### AIM
Start at the line that contains "Clone this chart in matplotlib.", stop at the line that contains "from matplotlib.colors import to_rgb", and repeat every line in that span, those two included, with no pictures.

### RECORDS

__________________________________________________

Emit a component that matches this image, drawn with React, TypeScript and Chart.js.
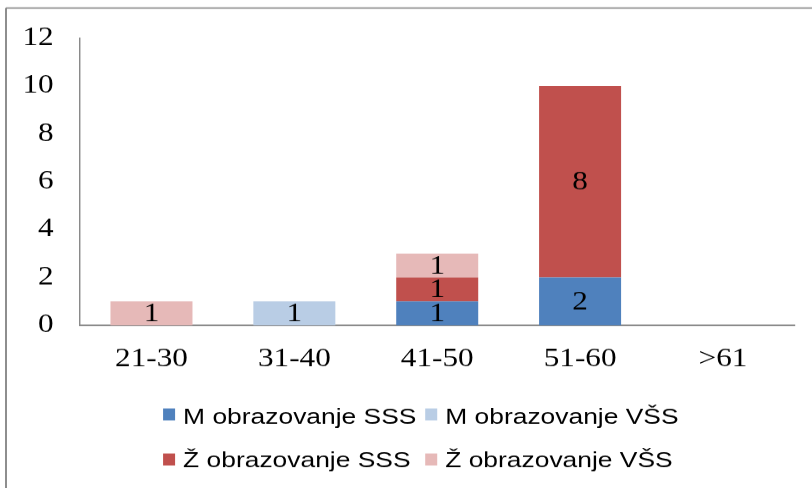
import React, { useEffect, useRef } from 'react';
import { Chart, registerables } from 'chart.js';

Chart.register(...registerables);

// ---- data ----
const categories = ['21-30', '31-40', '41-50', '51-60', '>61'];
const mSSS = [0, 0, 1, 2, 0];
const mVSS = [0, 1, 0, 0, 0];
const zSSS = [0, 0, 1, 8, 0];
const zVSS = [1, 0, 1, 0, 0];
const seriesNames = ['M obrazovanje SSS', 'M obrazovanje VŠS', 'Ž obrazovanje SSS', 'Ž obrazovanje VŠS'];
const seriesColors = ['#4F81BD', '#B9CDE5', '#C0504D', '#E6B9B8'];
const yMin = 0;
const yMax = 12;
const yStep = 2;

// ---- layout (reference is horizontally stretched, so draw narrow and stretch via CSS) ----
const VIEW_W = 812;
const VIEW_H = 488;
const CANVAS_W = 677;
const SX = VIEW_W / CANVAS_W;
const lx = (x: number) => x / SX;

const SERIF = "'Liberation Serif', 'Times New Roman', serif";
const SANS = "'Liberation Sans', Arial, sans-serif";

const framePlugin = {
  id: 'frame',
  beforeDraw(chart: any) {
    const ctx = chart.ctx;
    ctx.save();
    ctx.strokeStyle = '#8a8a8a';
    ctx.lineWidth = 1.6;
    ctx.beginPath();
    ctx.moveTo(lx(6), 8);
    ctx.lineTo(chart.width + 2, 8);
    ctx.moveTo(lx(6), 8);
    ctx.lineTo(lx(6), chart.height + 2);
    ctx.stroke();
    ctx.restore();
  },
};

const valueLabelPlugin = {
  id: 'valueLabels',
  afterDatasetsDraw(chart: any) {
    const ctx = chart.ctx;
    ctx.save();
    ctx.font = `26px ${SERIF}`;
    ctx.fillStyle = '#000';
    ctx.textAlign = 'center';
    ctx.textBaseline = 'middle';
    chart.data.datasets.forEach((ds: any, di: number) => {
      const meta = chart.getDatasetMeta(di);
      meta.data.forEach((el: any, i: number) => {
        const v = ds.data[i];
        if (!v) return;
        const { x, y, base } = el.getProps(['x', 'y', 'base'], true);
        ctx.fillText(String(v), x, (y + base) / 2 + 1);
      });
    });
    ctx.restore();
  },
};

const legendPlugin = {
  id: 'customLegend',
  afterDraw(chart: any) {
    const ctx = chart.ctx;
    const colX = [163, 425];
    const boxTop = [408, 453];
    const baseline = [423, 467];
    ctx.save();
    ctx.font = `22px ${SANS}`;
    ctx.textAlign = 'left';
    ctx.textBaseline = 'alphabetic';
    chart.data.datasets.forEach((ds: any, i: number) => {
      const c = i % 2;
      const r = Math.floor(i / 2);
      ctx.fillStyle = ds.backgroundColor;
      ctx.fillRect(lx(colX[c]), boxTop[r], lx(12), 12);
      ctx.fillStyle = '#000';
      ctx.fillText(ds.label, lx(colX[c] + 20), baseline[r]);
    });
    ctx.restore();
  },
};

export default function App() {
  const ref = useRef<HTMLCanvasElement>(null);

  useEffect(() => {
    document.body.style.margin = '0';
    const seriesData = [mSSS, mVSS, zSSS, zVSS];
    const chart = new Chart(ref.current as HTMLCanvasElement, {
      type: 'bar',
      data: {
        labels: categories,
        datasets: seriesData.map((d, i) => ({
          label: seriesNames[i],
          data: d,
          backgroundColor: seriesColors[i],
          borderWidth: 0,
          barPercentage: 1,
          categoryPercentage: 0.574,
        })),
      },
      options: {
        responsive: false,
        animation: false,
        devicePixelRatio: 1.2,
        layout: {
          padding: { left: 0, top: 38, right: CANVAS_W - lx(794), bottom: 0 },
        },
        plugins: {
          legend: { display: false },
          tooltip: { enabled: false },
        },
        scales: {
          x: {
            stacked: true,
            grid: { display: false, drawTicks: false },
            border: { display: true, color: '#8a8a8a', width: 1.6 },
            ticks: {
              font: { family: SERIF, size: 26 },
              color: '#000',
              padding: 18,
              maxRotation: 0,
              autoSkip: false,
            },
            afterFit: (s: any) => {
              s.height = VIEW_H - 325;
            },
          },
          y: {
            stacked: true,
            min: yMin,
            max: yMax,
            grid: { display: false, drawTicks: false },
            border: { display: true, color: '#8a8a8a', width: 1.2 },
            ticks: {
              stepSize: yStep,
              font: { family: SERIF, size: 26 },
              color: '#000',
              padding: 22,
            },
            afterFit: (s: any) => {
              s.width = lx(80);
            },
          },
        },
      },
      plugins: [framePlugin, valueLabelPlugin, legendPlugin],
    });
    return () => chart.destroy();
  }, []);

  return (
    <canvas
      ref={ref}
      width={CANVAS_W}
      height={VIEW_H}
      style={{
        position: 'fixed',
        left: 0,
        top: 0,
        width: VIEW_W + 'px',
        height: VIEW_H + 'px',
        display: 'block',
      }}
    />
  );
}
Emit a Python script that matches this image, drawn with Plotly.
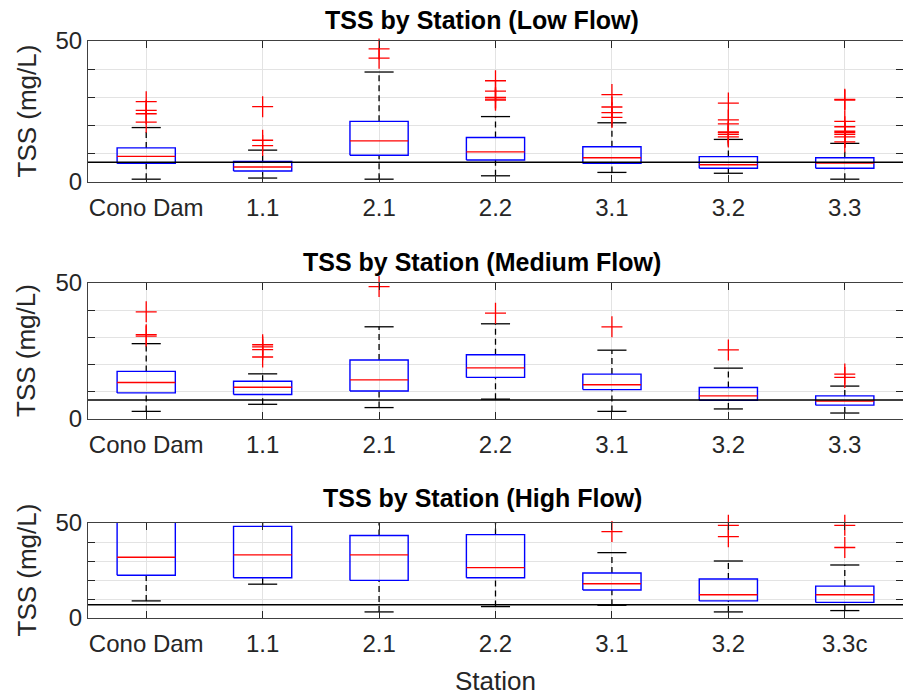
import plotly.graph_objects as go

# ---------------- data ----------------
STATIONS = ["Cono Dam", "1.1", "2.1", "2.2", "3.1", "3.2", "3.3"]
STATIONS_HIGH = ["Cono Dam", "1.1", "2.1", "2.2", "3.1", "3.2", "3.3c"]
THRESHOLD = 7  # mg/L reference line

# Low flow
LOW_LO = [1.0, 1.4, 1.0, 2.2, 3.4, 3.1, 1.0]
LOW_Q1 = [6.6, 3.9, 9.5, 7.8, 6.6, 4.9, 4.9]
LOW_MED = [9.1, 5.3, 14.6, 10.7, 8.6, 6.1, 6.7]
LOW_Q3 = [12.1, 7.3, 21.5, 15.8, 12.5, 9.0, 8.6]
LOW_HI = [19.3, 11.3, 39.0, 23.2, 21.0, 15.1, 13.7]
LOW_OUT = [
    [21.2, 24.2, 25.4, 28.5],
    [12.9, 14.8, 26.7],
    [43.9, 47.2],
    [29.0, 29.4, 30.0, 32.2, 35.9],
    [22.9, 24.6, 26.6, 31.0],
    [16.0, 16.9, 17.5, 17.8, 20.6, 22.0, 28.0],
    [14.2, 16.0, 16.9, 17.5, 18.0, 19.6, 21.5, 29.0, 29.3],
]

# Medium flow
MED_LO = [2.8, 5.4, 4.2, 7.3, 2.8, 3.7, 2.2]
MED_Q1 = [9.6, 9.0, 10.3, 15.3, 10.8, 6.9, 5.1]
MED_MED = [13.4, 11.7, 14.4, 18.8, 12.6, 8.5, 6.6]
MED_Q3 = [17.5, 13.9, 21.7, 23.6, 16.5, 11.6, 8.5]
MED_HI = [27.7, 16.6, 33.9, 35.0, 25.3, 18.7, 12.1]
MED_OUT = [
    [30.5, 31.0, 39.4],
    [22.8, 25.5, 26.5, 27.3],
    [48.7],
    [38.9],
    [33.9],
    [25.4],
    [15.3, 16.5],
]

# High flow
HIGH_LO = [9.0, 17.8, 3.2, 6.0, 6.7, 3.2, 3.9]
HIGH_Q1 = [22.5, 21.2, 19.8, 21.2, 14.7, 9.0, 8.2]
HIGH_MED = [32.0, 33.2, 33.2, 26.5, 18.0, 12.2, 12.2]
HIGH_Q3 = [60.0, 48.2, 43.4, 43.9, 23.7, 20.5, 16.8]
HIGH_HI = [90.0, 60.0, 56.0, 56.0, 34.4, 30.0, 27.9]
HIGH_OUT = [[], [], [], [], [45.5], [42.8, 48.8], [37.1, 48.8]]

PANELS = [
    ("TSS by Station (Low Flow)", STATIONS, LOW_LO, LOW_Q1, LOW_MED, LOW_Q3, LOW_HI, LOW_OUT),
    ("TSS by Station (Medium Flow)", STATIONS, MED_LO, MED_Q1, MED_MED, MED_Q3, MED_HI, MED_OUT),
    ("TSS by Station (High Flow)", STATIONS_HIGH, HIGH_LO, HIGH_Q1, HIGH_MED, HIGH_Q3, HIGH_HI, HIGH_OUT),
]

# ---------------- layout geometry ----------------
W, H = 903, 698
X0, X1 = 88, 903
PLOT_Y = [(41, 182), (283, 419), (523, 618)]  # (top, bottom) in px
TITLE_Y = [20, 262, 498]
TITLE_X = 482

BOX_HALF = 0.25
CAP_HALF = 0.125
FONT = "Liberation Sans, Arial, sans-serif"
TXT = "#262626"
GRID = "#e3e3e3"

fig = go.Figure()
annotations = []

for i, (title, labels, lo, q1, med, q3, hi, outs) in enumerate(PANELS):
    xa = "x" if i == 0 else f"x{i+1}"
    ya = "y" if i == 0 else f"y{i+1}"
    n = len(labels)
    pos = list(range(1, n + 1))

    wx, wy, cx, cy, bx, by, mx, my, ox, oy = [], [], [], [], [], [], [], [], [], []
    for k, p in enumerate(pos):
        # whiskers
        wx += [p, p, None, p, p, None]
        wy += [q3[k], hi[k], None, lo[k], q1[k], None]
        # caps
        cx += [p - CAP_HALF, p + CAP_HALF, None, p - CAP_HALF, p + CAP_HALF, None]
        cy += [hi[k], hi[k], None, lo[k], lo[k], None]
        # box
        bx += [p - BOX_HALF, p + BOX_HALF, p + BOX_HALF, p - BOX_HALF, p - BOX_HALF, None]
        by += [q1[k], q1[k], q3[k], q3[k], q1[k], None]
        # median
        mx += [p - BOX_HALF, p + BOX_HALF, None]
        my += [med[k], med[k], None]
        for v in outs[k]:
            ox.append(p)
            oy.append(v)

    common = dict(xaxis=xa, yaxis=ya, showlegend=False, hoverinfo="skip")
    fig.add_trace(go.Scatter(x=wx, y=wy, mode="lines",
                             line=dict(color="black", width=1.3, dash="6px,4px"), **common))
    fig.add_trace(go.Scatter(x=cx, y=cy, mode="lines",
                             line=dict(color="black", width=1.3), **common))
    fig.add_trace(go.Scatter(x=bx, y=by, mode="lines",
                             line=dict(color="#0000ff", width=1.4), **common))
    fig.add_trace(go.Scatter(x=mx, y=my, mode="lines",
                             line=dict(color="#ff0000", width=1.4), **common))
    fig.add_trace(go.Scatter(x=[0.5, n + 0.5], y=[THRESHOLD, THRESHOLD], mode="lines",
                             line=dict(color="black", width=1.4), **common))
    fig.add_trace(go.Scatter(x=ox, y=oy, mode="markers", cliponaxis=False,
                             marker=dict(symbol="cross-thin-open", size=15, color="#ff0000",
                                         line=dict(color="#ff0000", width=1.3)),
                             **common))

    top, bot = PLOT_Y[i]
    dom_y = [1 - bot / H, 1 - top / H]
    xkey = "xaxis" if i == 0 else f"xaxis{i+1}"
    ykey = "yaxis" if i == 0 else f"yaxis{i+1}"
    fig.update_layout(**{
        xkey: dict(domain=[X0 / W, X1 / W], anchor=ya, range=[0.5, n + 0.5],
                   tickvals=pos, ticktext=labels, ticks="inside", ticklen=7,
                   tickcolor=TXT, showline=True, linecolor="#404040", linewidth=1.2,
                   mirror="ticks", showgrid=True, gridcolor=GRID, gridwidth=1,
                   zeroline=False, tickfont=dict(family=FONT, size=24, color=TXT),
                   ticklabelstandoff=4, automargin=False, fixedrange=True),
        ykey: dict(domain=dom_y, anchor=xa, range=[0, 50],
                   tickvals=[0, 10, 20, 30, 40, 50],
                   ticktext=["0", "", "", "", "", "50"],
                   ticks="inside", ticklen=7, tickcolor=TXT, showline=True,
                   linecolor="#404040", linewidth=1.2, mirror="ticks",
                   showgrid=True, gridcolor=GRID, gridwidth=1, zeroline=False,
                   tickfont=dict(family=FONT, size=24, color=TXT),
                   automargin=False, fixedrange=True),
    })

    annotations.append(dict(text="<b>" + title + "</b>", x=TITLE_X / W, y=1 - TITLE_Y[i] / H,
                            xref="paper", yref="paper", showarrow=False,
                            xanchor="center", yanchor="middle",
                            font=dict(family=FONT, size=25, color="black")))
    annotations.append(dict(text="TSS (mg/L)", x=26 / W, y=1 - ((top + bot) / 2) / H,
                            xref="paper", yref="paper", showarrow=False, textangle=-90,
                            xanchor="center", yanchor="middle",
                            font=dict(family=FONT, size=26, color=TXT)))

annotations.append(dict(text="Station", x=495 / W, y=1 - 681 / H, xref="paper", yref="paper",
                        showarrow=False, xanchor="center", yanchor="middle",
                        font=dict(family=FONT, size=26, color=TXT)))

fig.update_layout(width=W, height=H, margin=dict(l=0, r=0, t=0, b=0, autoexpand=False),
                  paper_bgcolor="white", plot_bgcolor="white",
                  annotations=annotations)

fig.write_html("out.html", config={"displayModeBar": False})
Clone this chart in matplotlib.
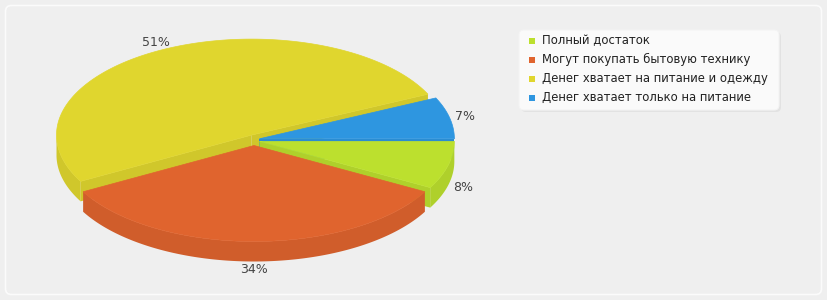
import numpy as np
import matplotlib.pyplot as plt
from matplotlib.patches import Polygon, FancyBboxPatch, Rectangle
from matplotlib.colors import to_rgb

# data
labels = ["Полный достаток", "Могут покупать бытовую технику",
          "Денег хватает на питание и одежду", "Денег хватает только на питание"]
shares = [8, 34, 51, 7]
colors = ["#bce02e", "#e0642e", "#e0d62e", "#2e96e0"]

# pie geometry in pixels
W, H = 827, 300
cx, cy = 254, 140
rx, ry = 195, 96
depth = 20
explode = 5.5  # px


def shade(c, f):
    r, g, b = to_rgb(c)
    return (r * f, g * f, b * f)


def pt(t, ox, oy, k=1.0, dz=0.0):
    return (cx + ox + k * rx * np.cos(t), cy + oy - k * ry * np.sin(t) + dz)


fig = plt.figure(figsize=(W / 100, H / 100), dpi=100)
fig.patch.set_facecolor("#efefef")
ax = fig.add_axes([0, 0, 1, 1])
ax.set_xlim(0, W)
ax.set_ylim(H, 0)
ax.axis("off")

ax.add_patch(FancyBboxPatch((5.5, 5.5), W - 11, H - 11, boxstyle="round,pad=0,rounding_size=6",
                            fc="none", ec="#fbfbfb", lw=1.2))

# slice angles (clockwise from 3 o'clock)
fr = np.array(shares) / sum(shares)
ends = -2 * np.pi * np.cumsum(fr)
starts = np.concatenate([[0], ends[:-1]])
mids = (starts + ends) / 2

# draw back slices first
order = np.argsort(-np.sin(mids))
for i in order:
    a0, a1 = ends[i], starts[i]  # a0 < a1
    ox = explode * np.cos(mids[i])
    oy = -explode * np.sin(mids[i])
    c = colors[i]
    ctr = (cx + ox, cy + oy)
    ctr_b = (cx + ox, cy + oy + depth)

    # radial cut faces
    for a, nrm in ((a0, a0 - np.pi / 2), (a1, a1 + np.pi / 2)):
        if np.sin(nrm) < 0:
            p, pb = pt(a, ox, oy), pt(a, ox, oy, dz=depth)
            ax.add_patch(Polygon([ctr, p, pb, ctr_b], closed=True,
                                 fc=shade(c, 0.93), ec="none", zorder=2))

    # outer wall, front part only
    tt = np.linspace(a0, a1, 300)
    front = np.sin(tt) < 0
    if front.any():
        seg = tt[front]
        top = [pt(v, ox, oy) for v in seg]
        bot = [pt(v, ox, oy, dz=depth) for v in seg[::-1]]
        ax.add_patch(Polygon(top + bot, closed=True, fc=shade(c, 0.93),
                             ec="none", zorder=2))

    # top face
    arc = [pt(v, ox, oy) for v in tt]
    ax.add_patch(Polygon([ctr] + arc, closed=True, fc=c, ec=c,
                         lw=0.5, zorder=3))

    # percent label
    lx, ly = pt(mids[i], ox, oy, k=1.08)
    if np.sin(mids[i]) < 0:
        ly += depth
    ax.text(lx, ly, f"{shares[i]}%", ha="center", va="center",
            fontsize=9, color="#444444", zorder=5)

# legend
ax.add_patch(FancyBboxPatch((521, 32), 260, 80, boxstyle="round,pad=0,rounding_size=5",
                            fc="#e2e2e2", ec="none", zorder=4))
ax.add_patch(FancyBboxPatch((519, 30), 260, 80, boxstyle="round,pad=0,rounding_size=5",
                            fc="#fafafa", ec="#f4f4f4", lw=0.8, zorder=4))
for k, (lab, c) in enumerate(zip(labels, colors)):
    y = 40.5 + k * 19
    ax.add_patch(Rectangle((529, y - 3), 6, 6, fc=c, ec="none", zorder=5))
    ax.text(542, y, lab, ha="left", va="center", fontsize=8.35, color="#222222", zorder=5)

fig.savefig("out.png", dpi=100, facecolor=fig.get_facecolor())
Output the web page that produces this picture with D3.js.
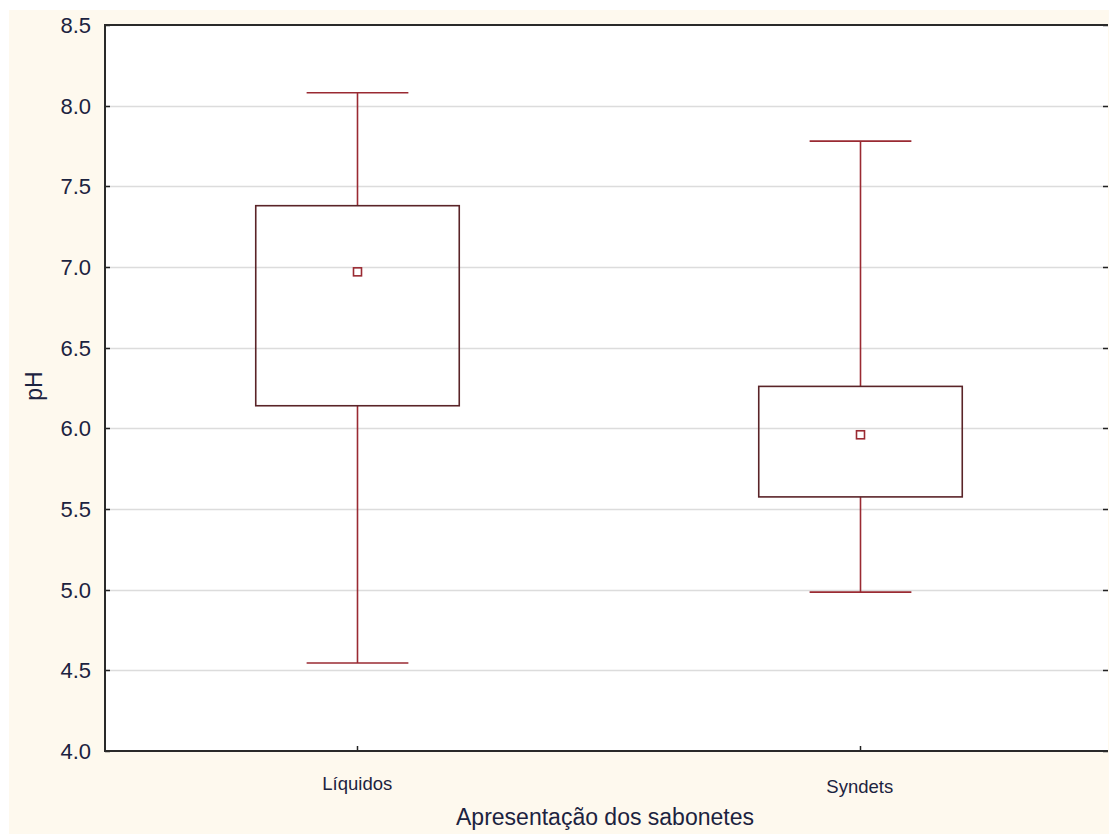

__________________________________________________

### FULL OUTPUT
Clone this chart in matplotlib.
import numpy as np
import matplotlib.pyplot as plt
from matplotlib.patches import Polygon, FancyBboxPatch, Rectangle
from matplotlib.colors import to_rgb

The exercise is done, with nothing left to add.